■ **DIRECTIONS FOR THIS TASK**
In this exercise, the entries below include pictures. Repeat exactly the lines from the line with "Output the Python" to the line with "import plotly.graph_objects as go", including both, but without the pictures.

■ **GIVEN DATA**
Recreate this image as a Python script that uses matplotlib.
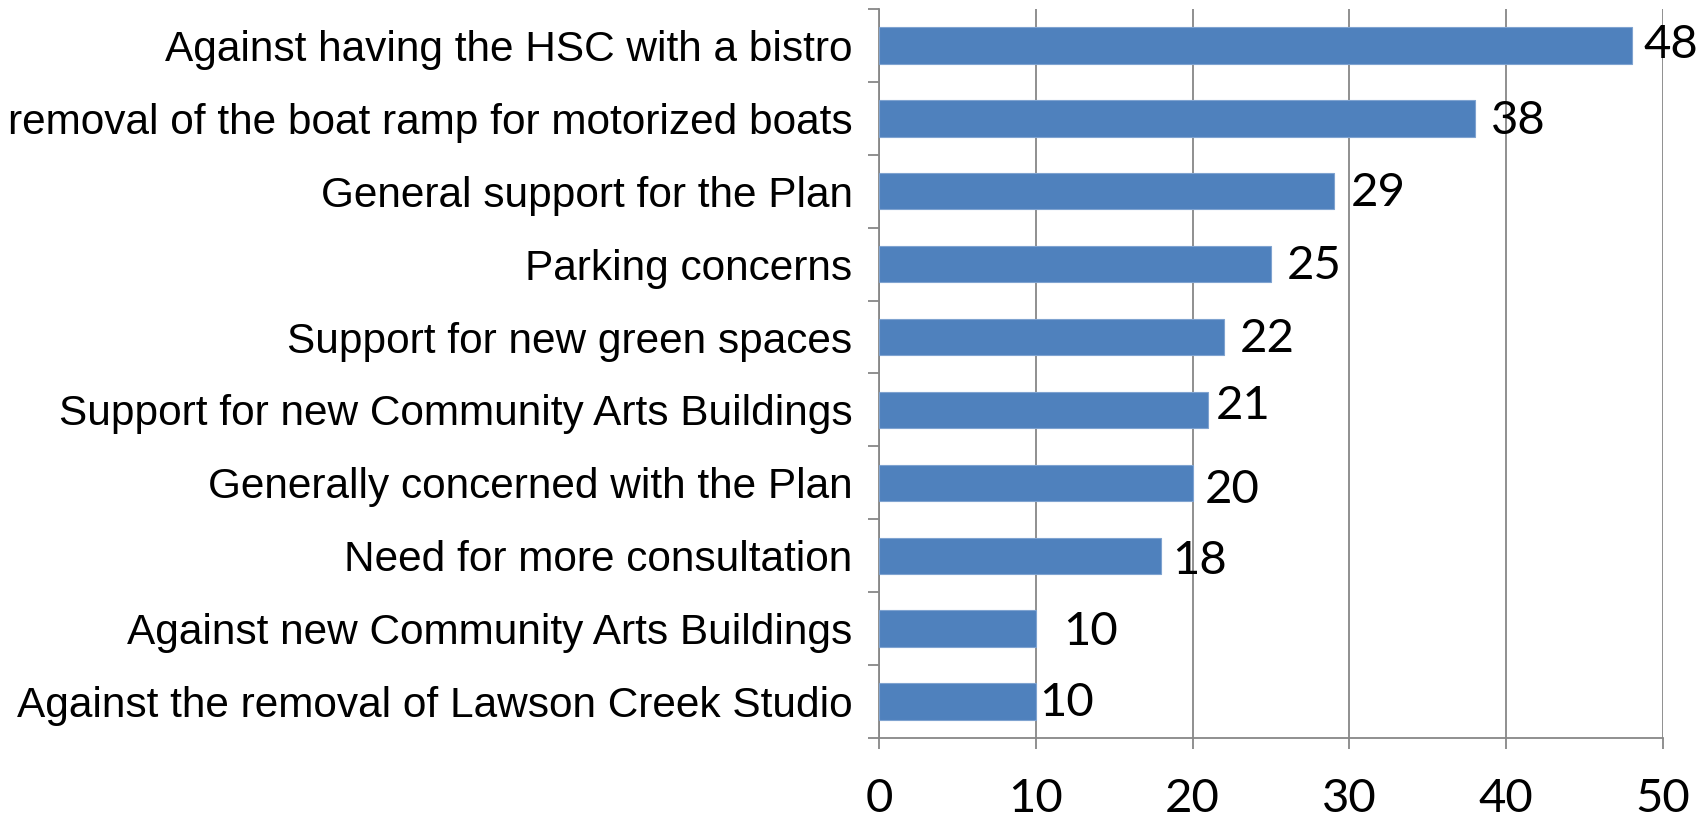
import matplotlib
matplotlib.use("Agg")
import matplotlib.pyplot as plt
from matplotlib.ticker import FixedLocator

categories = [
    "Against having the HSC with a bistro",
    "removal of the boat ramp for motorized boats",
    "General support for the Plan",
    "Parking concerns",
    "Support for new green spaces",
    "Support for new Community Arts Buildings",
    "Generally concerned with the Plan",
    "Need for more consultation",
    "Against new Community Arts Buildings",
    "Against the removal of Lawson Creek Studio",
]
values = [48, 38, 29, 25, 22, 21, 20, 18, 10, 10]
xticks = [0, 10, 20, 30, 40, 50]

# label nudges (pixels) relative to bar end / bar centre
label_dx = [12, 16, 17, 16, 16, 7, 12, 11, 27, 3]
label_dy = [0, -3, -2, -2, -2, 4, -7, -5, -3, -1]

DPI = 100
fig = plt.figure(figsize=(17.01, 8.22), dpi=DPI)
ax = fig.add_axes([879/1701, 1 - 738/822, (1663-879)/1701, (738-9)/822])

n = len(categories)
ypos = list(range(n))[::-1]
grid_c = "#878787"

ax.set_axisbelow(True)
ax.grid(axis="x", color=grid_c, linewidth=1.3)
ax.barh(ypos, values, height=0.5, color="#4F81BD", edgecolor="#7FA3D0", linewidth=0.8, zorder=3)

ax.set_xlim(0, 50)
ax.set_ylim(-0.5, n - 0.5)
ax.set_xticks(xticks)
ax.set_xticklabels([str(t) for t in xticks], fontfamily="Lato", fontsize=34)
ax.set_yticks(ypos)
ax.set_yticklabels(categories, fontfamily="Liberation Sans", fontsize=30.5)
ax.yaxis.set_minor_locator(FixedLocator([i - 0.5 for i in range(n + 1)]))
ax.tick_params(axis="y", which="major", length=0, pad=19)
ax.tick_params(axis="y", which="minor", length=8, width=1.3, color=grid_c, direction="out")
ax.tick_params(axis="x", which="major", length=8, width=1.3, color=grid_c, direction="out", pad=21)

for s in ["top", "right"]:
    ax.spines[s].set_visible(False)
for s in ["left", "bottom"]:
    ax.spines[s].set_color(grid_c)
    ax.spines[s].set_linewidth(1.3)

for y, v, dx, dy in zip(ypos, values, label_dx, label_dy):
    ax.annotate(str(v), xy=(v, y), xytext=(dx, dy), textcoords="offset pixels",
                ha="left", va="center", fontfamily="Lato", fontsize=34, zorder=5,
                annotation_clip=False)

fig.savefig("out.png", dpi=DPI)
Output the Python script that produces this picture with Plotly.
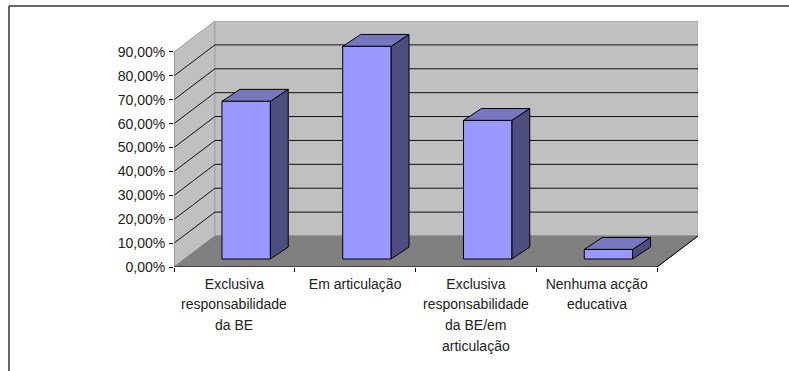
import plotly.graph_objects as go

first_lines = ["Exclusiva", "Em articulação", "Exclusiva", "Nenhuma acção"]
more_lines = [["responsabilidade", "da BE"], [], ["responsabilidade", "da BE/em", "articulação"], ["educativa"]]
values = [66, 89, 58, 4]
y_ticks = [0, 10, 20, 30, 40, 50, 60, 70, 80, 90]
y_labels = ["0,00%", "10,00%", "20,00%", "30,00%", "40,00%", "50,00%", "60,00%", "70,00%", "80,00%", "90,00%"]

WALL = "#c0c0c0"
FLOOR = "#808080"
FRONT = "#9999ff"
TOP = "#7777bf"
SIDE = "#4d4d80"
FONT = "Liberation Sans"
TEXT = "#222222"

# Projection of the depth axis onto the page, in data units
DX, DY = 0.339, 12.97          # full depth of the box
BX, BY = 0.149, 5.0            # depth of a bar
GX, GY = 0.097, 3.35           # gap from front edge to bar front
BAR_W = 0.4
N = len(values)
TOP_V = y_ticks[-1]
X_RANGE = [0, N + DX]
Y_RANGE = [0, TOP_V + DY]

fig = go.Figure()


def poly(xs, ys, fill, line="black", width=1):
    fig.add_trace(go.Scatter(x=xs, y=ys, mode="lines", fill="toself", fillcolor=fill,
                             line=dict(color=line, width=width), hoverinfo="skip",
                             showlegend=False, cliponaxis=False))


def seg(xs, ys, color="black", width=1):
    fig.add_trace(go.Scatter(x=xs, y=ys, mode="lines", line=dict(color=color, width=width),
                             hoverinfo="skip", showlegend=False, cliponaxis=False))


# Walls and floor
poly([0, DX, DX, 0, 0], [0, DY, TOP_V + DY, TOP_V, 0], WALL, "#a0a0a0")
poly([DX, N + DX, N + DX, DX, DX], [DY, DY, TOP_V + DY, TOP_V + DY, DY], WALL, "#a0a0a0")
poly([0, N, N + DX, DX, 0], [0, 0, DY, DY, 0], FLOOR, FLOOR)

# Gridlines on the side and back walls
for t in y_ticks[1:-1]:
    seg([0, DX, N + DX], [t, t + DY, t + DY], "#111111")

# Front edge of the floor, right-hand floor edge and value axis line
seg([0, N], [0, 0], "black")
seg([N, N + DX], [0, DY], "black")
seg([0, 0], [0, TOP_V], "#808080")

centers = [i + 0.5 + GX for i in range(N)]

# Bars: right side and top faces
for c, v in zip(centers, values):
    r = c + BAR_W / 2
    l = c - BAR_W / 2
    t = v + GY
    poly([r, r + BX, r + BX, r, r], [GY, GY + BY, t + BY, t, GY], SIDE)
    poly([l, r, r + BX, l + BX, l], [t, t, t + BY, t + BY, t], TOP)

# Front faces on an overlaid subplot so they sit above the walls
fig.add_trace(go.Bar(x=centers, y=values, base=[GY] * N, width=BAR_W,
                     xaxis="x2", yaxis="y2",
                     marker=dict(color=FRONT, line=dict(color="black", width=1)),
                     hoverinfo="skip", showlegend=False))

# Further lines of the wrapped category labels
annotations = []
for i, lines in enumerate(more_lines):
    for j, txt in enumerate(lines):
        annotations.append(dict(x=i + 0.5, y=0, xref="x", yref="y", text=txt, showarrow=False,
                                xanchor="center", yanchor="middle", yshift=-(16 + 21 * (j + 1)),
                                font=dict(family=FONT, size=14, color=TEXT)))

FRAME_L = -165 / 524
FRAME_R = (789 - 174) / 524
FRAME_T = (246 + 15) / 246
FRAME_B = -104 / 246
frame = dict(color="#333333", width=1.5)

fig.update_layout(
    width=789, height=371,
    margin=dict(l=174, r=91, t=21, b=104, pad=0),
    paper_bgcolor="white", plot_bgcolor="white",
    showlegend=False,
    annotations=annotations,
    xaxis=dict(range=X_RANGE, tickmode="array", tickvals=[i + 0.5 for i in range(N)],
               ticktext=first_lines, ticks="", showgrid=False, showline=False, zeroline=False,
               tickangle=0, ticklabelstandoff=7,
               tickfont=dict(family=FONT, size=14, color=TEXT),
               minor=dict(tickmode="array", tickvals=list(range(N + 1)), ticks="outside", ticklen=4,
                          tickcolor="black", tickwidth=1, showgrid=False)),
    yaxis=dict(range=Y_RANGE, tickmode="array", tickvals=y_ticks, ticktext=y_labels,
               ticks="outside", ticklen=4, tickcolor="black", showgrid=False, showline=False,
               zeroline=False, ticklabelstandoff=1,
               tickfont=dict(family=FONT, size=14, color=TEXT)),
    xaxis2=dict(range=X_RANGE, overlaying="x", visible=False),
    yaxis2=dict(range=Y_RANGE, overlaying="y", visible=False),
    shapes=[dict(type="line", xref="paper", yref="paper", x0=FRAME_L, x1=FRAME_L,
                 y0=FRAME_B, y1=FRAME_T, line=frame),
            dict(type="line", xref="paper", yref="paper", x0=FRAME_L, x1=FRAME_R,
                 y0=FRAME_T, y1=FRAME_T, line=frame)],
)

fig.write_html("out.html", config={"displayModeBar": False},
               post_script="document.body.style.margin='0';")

---

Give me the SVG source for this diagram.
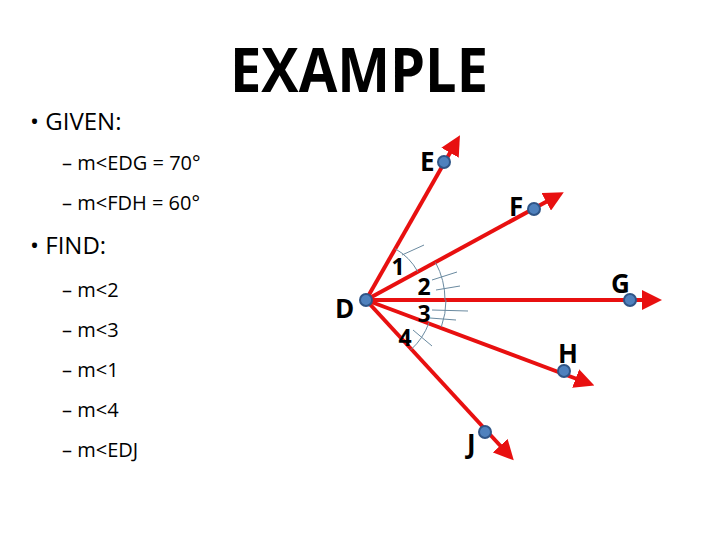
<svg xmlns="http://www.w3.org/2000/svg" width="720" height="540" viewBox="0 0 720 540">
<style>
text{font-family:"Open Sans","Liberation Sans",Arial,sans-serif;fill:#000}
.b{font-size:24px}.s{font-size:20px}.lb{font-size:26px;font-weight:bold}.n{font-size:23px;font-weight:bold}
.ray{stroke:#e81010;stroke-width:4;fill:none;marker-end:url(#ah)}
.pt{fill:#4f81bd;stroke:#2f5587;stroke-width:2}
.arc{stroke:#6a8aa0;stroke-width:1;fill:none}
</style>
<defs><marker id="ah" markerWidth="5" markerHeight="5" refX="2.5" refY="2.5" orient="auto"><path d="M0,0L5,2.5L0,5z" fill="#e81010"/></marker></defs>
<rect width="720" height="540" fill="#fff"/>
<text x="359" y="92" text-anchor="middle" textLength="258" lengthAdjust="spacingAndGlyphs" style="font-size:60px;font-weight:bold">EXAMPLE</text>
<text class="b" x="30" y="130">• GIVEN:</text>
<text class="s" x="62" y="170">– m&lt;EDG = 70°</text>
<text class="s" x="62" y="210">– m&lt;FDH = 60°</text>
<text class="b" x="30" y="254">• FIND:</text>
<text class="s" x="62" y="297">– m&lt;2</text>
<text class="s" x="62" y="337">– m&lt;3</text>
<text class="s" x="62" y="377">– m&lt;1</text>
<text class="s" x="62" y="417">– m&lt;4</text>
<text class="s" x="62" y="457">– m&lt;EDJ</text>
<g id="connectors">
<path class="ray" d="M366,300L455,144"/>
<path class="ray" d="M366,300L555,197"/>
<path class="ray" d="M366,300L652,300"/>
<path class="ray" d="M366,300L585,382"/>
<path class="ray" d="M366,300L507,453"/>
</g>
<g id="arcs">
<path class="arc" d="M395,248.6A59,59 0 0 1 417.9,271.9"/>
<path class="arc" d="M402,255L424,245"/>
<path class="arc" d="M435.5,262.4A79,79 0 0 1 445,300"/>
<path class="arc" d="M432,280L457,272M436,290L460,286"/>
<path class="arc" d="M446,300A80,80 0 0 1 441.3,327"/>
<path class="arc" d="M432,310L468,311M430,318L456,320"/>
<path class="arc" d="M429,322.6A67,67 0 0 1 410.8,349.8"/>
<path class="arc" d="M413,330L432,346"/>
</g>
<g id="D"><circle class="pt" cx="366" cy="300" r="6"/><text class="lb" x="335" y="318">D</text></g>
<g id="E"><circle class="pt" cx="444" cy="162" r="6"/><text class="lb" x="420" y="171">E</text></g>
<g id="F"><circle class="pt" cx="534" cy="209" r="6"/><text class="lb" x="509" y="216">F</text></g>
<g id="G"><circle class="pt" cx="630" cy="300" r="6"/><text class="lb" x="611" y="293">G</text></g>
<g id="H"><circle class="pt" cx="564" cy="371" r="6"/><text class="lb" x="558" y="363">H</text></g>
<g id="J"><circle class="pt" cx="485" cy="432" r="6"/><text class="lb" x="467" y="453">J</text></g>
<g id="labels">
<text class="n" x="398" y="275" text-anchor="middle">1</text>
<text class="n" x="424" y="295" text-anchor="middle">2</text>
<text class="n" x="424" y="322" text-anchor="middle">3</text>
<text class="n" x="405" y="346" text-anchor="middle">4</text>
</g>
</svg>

...

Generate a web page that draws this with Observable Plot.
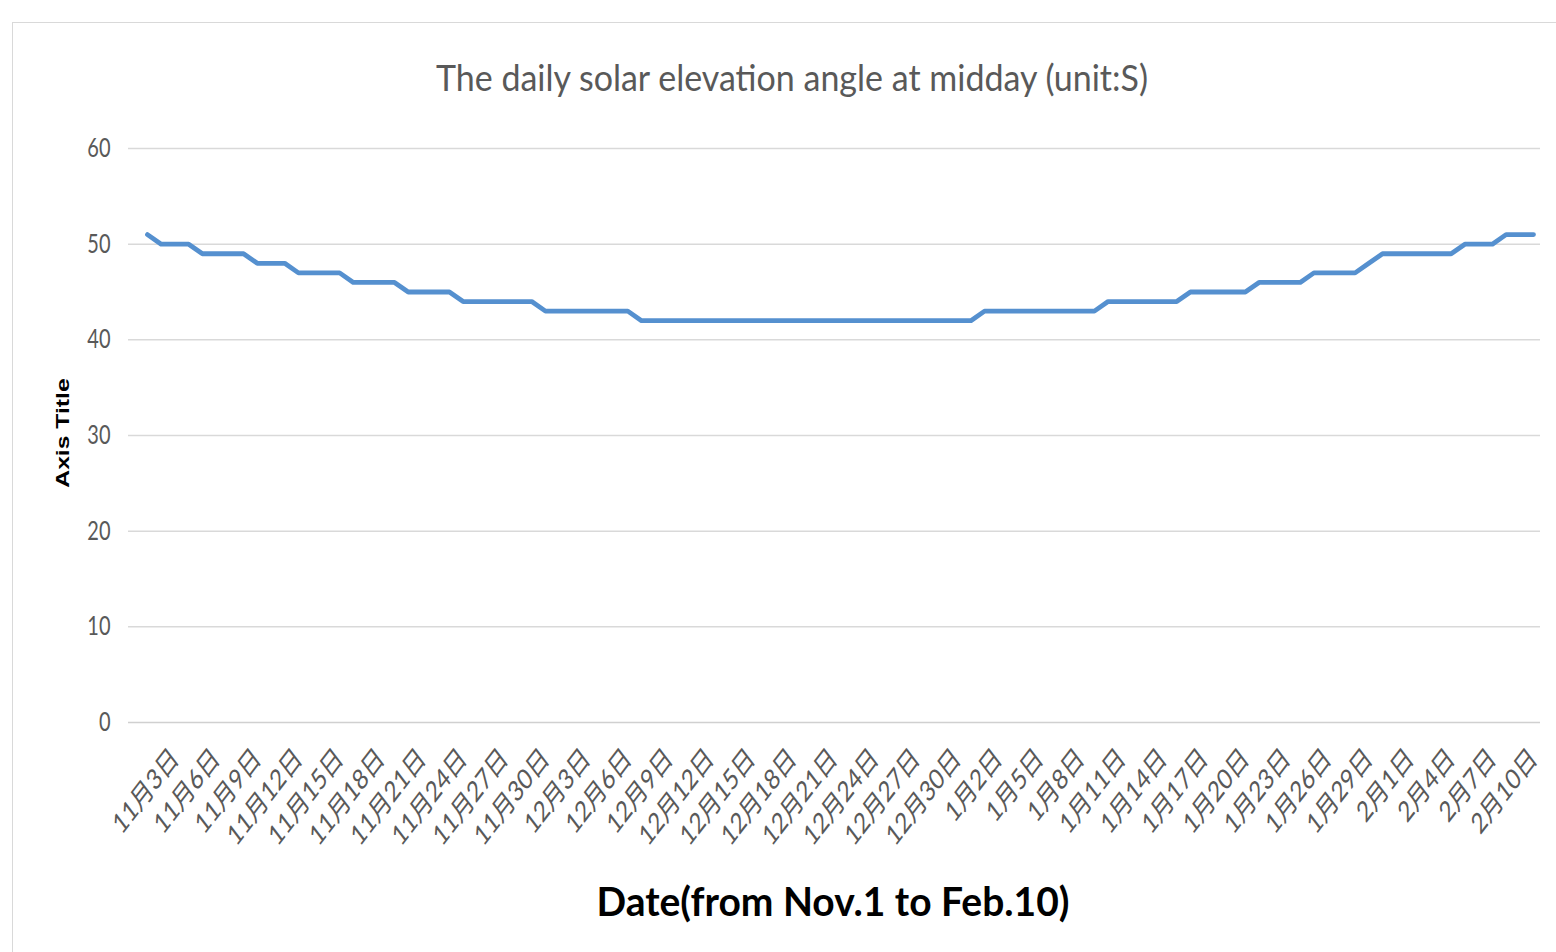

■ **FINISHED TASK**
Output the Python script that produces this picture with Plotly.
import plotly.graph_objects as go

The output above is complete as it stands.